◆ **Task directions**: Copy each line below exactly and leave the pictures out.
═════ Information shown
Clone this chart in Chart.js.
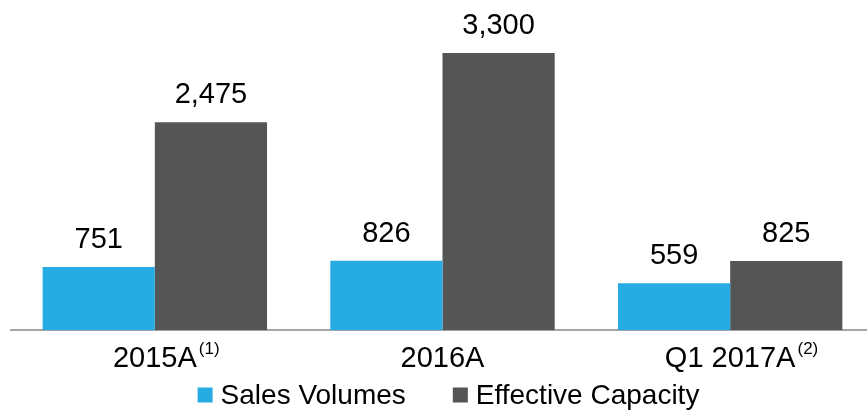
<!DOCTYPE html>
<html>
<head>
<meta charset="utf-8">
<script src="https://cdn.jsdelivr.net/npm/chart.js@4"></script>
<style>
  html, body { margin: 0; padding: 0; background: #fff; overflow: hidden; }
  #wrap { width: 867px; height: 411px; overflow: hidden; }
</style>
</head>
<body>
<div id="wrap"><canvas id="chartJSContainer" width="874" height="411"></canvas></div>
<script>
var categories = ['2015A', '2016A', 'Q1 2017A'];
var footnotes = ['(1)', '', '(2)'];
var salesVolumes = [751, 826, 559];
var effectiveCapacity = [2475, 3300, 825];

var FONT = '"Liberation Sans", Arial, sans-serif';

// numbers above every bar
var valueLabels = {
    id: 'valueLabels',
    afterDatasetsDraw: function (chart) {
        var ctx = chart.ctx;
        ctx.save();
        ctx.font = '29px ' + FONT;
        ctx.fillStyle = '#000';
        ctx.textAlign = 'center';
        ctx.textBaseline = 'alphabetic';
        chart.data.datasets.forEach(function (ds, d) {
            chart.getDatasetMeta(d).data.forEach(function (bar, i) {
                ctx.fillText(ds.data[i].toLocaleString('en-US'), bar.x, bar.y - 19);
            });
        });
        ctx.restore();
    }
};

// superscript footnote marks after the category labels
var footnoteMarks = {
    id: 'footnoteMarks',
    afterDraw: function (chart) {
        var ctx = chart.ctx;
        var xs = chart.scales.x;
        ctx.save();
        for (var i = 0; i < categories.length; i++) {
            if (!footnotes[i]) continue;
            ctx.font = '29px ' + FONT;
            var w = ctx.measureText(categories[i]).width;
            ctx.font = '17px ' + FONT;
            ctx.fillStyle = '#000';
            ctx.textAlign = 'left';
            ctx.textBaseline = 'top';
            ctx.fillText(footnotes[i], xs.getPixelForTick(i) + w / 2 + 2, xs.top + 11);
        }
        ctx.restore();
    }
};

// legend drawn by hand so the spacing can follow the original
var bottomLegend = {
    id: 'bottomLegend',
    afterDraw: function (chart) {
        var ctx = chart.ctx;
        var box = 15, gap = 8, between = 47, y = 395;
        ctx.save();
        ctx.font = '28px ' + FONT;
        var ds = chart.data.datasets;
        var total = 0;
        ds.forEach(function (d, i) {
            total += box + gap + ctx.measureText(d.label).width + (i ? between : 0);
        });
        var x = (chart.chartArea.left + chart.chartArea.right) / 2 + 6 - total / 2;
        ds.forEach(function (d, i) {
            if (i) x += between;
            ctx.fillStyle = d.backgroundColor;
            ctx.fillRect(x, y - box / 2, box, box);
            x += box + gap;
            ctx.fillStyle = '#000';
            ctx.textAlign = 'left';
            ctx.textBaseline = 'middle';
            ctx.fillText(d.label, x, y + 1);
            x += ctx.measureText(d.label).width;
        });
        ctx.restore();
    }
};

var options = {
    type: 'bar',
    data: {
        labels: categories,
        datasets: [
            {
                label: 'Sales Volumes',
                data: salesVolumes,
                backgroundColor: '#26abe2',
                borderWidth: 0
            },
            {
                label: 'Effective Capacity',
                data: effectiveCapacity,
                backgroundColor: '#555555',
                borderWidth: 0
            }
        ]
    },
    options: {
        responsive: false,
        animation: false,
        layout: { padding: { left: 11, right: 0, top: 0, bottom: 32 } },
        datasets: { bar: { categoryPercentage: 0.78, barPercentage: 1 } },
        scales: {
            x: {
                grid: { display: false },
                border: { display: true, color: '#a6a6a6', width: 2 },
                ticks: { color: '#000', font: { size: 29, family: FONT }, padding: 3, maxRotation: 0 }
            },
            y: {
                display: false,
                min: 0,
                max: 3930
            }
        },
        plugins: {
            tooltip: { enabled: false },
            legend: { display: false }
        }
    },
    plugins: [valueLabels, footnoteMarks, bottomLegend]
};

var ctx = document.getElementById('chartJSContainer').getContext('2d');
new Chart(ctx, options);
</script>
</body>
</html>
══════════
◆ **Written response**:
Clone this chart in Chart.js.
<!DOCTYPE html>
<html>
<head>
<meta charset="utf-8">
<script src="https://cdn.jsdelivr.net/npm/chart.js@4"></script>
<style>
  html, body { margin: 0; padding: 0; background: #fff; overflow: hidden; }
  #wrap { width: 867px; height: 411px; overflow: hidden; }
</style>
</head>
<body>
<div id="wrap"><canvas id="chartJSContainer" width="874" height="411"></canvas></div>
<script>
var categories = ['2015A', '2016A', 'Q1 2017A'];
var footnotes = ['(1)', '', '(2)'];
var salesVolumes = [751, 826, 559];
var effectiveCapacity = [2475, 3300, 825];

var FONT = '"Liberation Sans", Arial, sans-serif';

// numbers above every bar
var valueLabels = {
    id: 'valueLabels',
    afterDatasetsDraw: function (chart) {
        var ctx = chart.ctx;
        ctx.save();
        ctx.font = '29px ' + FONT;
        ctx.fillStyle = '#000';
        ctx.textAlign = 'center';
        ctx.textBaseline = 'alphabetic';
        chart.data.datasets.forEach(function (ds, d) {
            chart.getDatasetMeta(d).data.forEach(function (bar, i) {
                ctx.fillText(ds.data[i].toLocaleString('en-US'), bar.x, bar.y - 19);
            });
        });
        ctx.restore();
    }
};

// superscript footnote marks after the category labels
var footnoteMarks = {
    id: 'footnoteMarks',
    afterDraw: function (chart) {
        var ctx = chart.ctx;
        var xs = chart.scales.x;
        ctx.save();
        for (var i = 0; i < categories.length; i++) {
            if (!footnotes[i]) continue;
            ctx.font = '29px ' + FONT;
            var w = ctx.measureText(categories[i]).width;
            ctx.font = '17px ' + FONT;
            ctx.fillStyle = '#000';
            ctx.textAlign = 'left';
            ctx.textBaseline = 'top';
            ctx.fillText(footnotes[i], xs.getPixelForTick(i) + w / 2 + 2, xs.top + 11);
        }
        ctx.restore();
    }
};

// legend drawn by hand so the spacing can follow the original
var bottomLegend = {
    id: 'bottomLegend',
    afterDraw: function (chart) {
        var ctx = chart.ctx;
        var box = 15, gap = 8, between = 47, y = 395;
        ctx.save();
        ctx.font = '28px ' + FONT;
        var ds = chart.data.datasets;
        var total = 0;
        ds.forEach(function (d, i) {
            total += box + gap + ctx.measureText(d.label).width + (i ? between : 0);
        });
        var x = (chart.chartArea.left + chart.chartArea.right) / 2 + 6 - total / 2;
        ds.forEach(function (d, i) {
            if (i) x += between;
            ctx.fillStyle = d.backgroundColor;
            ctx.fillRect(x, y - box / 2, box, box);
            x += box + gap;
            ctx.fillStyle = '#000';
            ctx.textAlign = 'left';
            ctx.textBaseline = 'middle';
            ctx.fillText(d.label, x, y + 1);
            x += ctx.measureText(d.label).width;
        });
        ctx.restore();
    }
};

var options = {
    type: 'bar',
    data: {
        labels: categories,
        datasets: [
            {
                label: 'Sales Volumes',
                data: salesVolumes,
                backgroundColor: '#26abe2',
                borderWidth: 0
            },
            {
                label: 'Effective Capacity',
                data: effectiveCapacity,
                backgroundColor: '#555555',
                borderWidth: 0
            }
        ]
    },
    options: {
        responsive: false,
        animation: false,
        layout: { padding: { left: 11, right: 0, top: 0, bottom: 32 } },
        datasets: { bar: { categoryPercentage: 0.78, barPercentage: 1 } },
        scales: {
            x: {
                grid: { display: false },
                border: { display: true, color: '#a6a6a6', width: 2 },
                ticks: { color: '#000', font: { size: 29, family: FONT }, padding: 3, maxRotation: 0 }
            },
            y: {
                display: false,
                min: 0,
                max: 3930
            }
        },
        plugins: {
            tooltip: { enabled: false },
            legend: { display: false }
        }
    },
    plugins: [valueLabels, footnoteMarks, bottomLegend]
};

var ctx = document.getElementById('chartJSContainer').getContext('2d');
new Chart(ctx, options);
</script>
</body>
</html>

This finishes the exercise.